_To be done:_ Transcribe the listing exactly, leaving out every picture.
----
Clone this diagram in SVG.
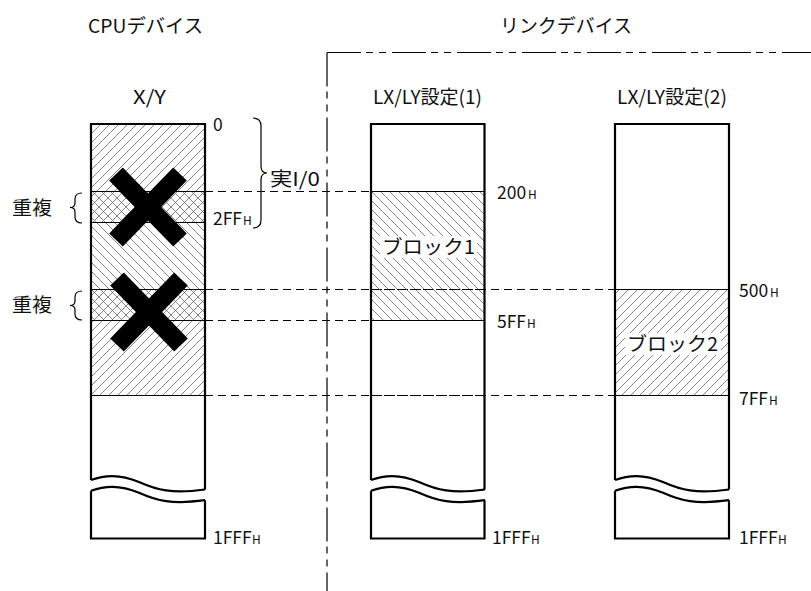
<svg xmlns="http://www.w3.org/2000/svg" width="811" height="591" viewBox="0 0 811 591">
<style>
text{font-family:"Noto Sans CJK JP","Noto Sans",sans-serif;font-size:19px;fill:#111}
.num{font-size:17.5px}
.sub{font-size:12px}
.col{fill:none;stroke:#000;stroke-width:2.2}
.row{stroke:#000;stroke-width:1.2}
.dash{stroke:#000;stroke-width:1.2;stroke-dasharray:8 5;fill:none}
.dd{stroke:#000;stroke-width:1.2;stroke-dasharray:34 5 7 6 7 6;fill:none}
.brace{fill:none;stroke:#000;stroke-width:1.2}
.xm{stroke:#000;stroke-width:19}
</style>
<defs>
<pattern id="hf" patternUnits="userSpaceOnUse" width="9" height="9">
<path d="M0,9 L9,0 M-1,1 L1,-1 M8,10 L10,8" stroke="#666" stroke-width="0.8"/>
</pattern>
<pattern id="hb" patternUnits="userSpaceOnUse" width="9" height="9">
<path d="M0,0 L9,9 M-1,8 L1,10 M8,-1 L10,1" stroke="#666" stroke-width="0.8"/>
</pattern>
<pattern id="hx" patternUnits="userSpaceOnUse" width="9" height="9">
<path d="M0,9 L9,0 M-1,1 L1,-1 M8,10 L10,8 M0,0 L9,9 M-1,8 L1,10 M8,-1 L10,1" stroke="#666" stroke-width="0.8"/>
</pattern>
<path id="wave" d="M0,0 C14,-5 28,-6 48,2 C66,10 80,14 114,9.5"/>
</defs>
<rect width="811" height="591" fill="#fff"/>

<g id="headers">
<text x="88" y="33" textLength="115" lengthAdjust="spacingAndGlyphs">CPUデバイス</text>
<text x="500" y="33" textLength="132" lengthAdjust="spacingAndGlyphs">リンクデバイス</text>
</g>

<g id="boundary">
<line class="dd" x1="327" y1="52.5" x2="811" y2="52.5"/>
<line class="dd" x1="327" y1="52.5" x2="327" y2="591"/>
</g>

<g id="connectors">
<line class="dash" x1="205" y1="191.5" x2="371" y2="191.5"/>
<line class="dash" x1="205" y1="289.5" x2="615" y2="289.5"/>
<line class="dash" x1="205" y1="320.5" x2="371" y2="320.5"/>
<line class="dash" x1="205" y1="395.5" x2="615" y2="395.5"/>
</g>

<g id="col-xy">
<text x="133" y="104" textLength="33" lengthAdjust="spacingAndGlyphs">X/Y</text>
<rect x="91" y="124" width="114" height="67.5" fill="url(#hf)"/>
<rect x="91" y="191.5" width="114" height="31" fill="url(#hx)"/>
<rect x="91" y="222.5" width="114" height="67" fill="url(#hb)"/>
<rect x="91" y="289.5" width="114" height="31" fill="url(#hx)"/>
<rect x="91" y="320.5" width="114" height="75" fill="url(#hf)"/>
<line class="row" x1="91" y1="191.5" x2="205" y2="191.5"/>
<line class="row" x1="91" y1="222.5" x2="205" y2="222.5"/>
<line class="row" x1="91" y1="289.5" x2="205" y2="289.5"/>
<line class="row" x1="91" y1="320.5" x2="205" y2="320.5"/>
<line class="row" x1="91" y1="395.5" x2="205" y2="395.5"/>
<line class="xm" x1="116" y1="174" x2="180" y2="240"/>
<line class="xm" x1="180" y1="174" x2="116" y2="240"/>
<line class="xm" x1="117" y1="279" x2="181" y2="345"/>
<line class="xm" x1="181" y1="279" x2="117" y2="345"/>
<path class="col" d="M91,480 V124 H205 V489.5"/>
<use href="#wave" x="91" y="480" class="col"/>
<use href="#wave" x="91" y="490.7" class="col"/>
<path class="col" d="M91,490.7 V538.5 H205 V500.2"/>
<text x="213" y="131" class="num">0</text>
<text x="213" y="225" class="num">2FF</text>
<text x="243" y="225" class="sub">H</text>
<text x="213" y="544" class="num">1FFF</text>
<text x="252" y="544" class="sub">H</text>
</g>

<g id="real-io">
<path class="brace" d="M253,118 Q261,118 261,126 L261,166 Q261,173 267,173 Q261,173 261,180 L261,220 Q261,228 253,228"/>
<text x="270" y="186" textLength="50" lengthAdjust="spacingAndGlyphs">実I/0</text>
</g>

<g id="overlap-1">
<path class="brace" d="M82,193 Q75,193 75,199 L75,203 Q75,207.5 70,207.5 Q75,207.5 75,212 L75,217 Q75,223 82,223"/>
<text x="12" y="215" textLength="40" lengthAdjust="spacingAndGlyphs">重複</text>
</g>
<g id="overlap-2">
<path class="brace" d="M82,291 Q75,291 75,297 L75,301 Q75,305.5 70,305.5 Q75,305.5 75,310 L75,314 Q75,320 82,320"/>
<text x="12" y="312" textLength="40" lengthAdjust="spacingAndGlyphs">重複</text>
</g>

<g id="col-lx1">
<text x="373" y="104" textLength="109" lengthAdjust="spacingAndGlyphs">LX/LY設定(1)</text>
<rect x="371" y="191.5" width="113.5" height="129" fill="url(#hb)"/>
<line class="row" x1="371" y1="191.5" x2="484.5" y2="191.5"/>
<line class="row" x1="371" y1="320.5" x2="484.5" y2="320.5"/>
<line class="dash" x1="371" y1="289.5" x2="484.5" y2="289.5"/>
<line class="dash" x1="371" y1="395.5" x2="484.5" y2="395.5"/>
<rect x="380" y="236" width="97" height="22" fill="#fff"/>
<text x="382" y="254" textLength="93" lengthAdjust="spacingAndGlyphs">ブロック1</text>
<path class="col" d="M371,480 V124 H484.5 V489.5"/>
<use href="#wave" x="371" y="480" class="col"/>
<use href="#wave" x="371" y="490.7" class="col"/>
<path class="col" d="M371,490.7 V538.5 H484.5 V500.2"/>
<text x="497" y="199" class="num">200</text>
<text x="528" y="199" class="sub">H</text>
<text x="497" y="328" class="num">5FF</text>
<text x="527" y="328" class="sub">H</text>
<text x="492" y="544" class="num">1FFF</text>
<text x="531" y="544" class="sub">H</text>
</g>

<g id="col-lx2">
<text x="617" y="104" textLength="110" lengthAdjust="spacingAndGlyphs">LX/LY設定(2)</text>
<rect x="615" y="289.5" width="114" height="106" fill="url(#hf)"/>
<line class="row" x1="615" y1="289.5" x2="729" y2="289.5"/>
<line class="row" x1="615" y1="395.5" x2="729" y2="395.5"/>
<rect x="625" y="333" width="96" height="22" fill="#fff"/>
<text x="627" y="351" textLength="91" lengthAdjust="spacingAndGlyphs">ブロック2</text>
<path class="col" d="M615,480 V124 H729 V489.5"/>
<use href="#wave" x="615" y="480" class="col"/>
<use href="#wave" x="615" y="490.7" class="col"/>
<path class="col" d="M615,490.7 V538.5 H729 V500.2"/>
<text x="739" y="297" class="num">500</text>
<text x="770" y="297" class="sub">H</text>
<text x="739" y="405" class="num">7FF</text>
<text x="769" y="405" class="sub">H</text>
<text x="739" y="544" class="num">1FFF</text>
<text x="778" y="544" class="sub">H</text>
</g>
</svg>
----
_Correct output:_
Clone this diagram in SVG.
<svg xmlns="http://www.w3.org/2000/svg" width="811" height="591" viewBox="0 0 811 591">
<style>
text{font-family:"Noto Sans CJK JP","Noto Sans",sans-serif;font-size:19px;fill:#111}
.num{font-size:17.5px}
.sub{font-size:12px}
.col{fill:none;stroke:#000;stroke-width:2.2}
.row{stroke:#000;stroke-width:1.2}
.dash{stroke:#000;stroke-width:1.2;stroke-dasharray:8 5;fill:none}
.dd{stroke:#000;stroke-width:1.2;stroke-dasharray:34 5 7 6 7 6;fill:none}
.brace{fill:none;stroke:#000;stroke-width:1.2}
.xm{stroke:#000;stroke-width:19}
</style>
<defs>
<pattern id="hf" patternUnits="userSpaceOnUse" width="9" height="9">
<path d="M0,9 L9,0 M-1,1 L1,-1 M8,10 L10,8" stroke="#666" stroke-width="0.8"/>
</pattern>
<pattern id="hb" patternUnits="userSpaceOnUse" width="9" height="9">
<path d="M0,0 L9,9 M-1,8 L1,10 M8,-1 L10,1" stroke="#666" stroke-width="0.8"/>
</pattern>
<pattern id="hx" patternUnits="userSpaceOnUse" width="9" height="9">
<path d="M0,9 L9,0 M-1,1 L1,-1 M8,10 L10,8 M0,0 L9,9 M-1,8 L1,10 M8,-1 L10,1" stroke="#666" stroke-width="0.8"/>
</pattern>
<path id="wave" d="M0,0 C14,-5 28,-6 48,2 C66,10 80,14 114,9.5"/>
</defs>
<rect width="811" height="591" fill="#fff"/>

<g id="headers">
<text x="88" y="33" textLength="115" lengthAdjust="spacingAndGlyphs">CPUデバイス</text>
<text x="500" y="33" textLength="132" lengthAdjust="spacingAndGlyphs">リンクデバイス</text>
</g>

<g id="boundary">
<line class="dd" x1="327" y1="52.5" x2="811" y2="52.5"/>
<line class="dd" x1="327" y1="52.5" x2="327" y2="591"/>
</g>

<g id="connectors">
<line class="dash" x1="205" y1="191.5" x2="371" y2="191.5"/>
<line class="dash" x1="205" y1="289.5" x2="615" y2="289.5"/>
<line class="dash" x1="205" y1="320.5" x2="371" y2="320.5"/>
<line class="dash" x1="205" y1="395.5" x2="615" y2="395.5"/>
</g>

<g id="col-xy">
<text x="133" y="104" textLength="33" lengthAdjust="spacingAndGlyphs">X/Y</text>
<rect x="91" y="124" width="114" height="67.5" fill="url(#hf)"/>
<rect x="91" y="191.5" width="114" height="31" fill="url(#hx)"/>
<rect x="91" y="222.5" width="114" height="67" fill="url(#hb)"/>
<rect x="91" y="289.5" width="114" height="31" fill="url(#hx)"/>
<rect x="91" y="320.5" width="114" height="75" fill="url(#hf)"/>
<line class="row" x1="91" y1="191.5" x2="205" y2="191.5"/>
<line class="row" x1="91" y1="222.5" x2="205" y2="222.5"/>
<line class="row" x1="91" y1="289.5" x2="205" y2="289.5"/>
<line class="row" x1="91" y1="320.5" x2="205" y2="320.5"/>
<line class="row" x1="91" y1="395.5" x2="205" y2="395.5"/>
<line class="xm" x1="116" y1="174" x2="180" y2="240"/>
<line class="xm" x1="180" y1="174" x2="116" y2="240"/>
<line class="xm" x1="117" y1="279" x2="181" y2="345"/>
<line class="xm" x1="181" y1="279" x2="117" y2="345"/>
<path class="col" d="M91,480 V124 H205 V489.5"/>
<use href="#wave" x="91" y="480" class="col"/>
<use href="#wave" x="91" y="490.7" class="col"/>
<path class="col" d="M91,490.7 V538.5 H205 V500.2"/>
<text x="213" y="131" class="num">0</text>
<text x="213" y="225" class="num">2FF</text>
<text x="243" y="225" class="sub">H</text>
<text x="213" y="544" class="num">1FFF</text>
<text x="252" y="544" class="sub">H</text>
</g>

<g id="real-io">
<path class="brace" d="M253,118 Q261,118 261,126 L261,166 Q261,173 267,173 Q261,173 261,180 L261,220 Q261,228 253,228"/>
<text x="270" y="186" textLength="50" lengthAdjust="spacingAndGlyphs">実I/0</text>
</g>

<g id="overlap-1">
<path class="brace" d="M82,193 Q75,193 75,199 L75,203 Q75,207.5 70,207.5 Q75,207.5 75,212 L75,217 Q75,223 82,223"/>
<text x="12" y="215" textLength="40" lengthAdjust="spacingAndGlyphs">重複</text>
</g>
<g id="overlap-2">
<path class="brace" d="M82,291 Q75,291 75,297 L75,301 Q75,305.5 70,305.5 Q75,305.5 75,310 L75,314 Q75,320 82,320"/>
<text x="12" y="312" textLength="40" lengthAdjust="spacingAndGlyphs">重複</text>
</g>

<g id="col-lx1">
<text x="373" y="104" textLength="109" lengthAdjust="spacingAndGlyphs">LX/LY設定(1)</text>
<rect x="371" y="191.5" width="113.5" height="129" fill="url(#hb)"/>
<line class="row" x1="371" y1="191.5" x2="484.5" y2="191.5"/>
<line class="row" x1="371" y1="320.5" x2="484.5" y2="320.5"/>
<line class="dash" x1="371" y1="289.5" x2="484.5" y2="289.5"/>
<line class="dash" x1="371" y1="395.5" x2="484.5" y2="395.5"/>
<rect x="380" y="236" width="97" height="22" fill="#fff"/>
<text x="382" y="254" textLength="93" lengthAdjust="spacingAndGlyphs">ブロック1</text>
<path class="col" d="M371,480 V124 H484.5 V489.5"/>
<use href="#wave" x="371" y="480" class="col"/>
<use href="#wave" x="371" y="490.7" class="col"/>
<path class="col" d="M371,490.7 V538.5 H484.5 V500.2"/>
<text x="497" y="199" class="num">200</text>
<text x="528" y="199" class="sub">H</text>
<text x="497" y="328" class="num">5FF</text>
<text x="527" y="328" class="sub">H</text>
<text x="492" y="544" class="num">1FFF</text>
<text x="531" y="544" class="sub">H</text>
</g>

<g id="col-lx2">
<text x="617" y="104" textLength="110" lengthAdjust="spacingAndGlyphs">LX/LY設定(2)</text>
<rect x="615" y="289.5" width="114" height="106" fill="url(#hf)"/>
<line class="row" x1="615" y1="289.5" x2="729" y2="289.5"/>
<line class="row" x1="615" y1="395.5" x2="729" y2="395.5"/>
<rect x="625" y="333" width="96" height="22" fill="#fff"/>
<text x="627" y="351" textLength="91" lengthAdjust="spacingAndGlyphs">ブロック2</text>
<path class="col" d="M615,480 V124 H729 V489.5"/>
<use href="#wave" x="615" y="480" class="col"/>
<use href="#wave" x="615" y="490.7" class="col"/>
<path class="col" d="M615,490.7 V538.5 H729 V500.2"/>
<text x="739" y="297" class="num">500</text>
<text x="770" y="297" class="sub">H</text>
<text x="739" y="405" class="num">7FF</text>
<text x="769" y="405" class="sub">H</text>
<text x="739" y="544" class="num">1FFF</text>
<text x="778" y="544" class="sub">H</text>
</g>
</svg>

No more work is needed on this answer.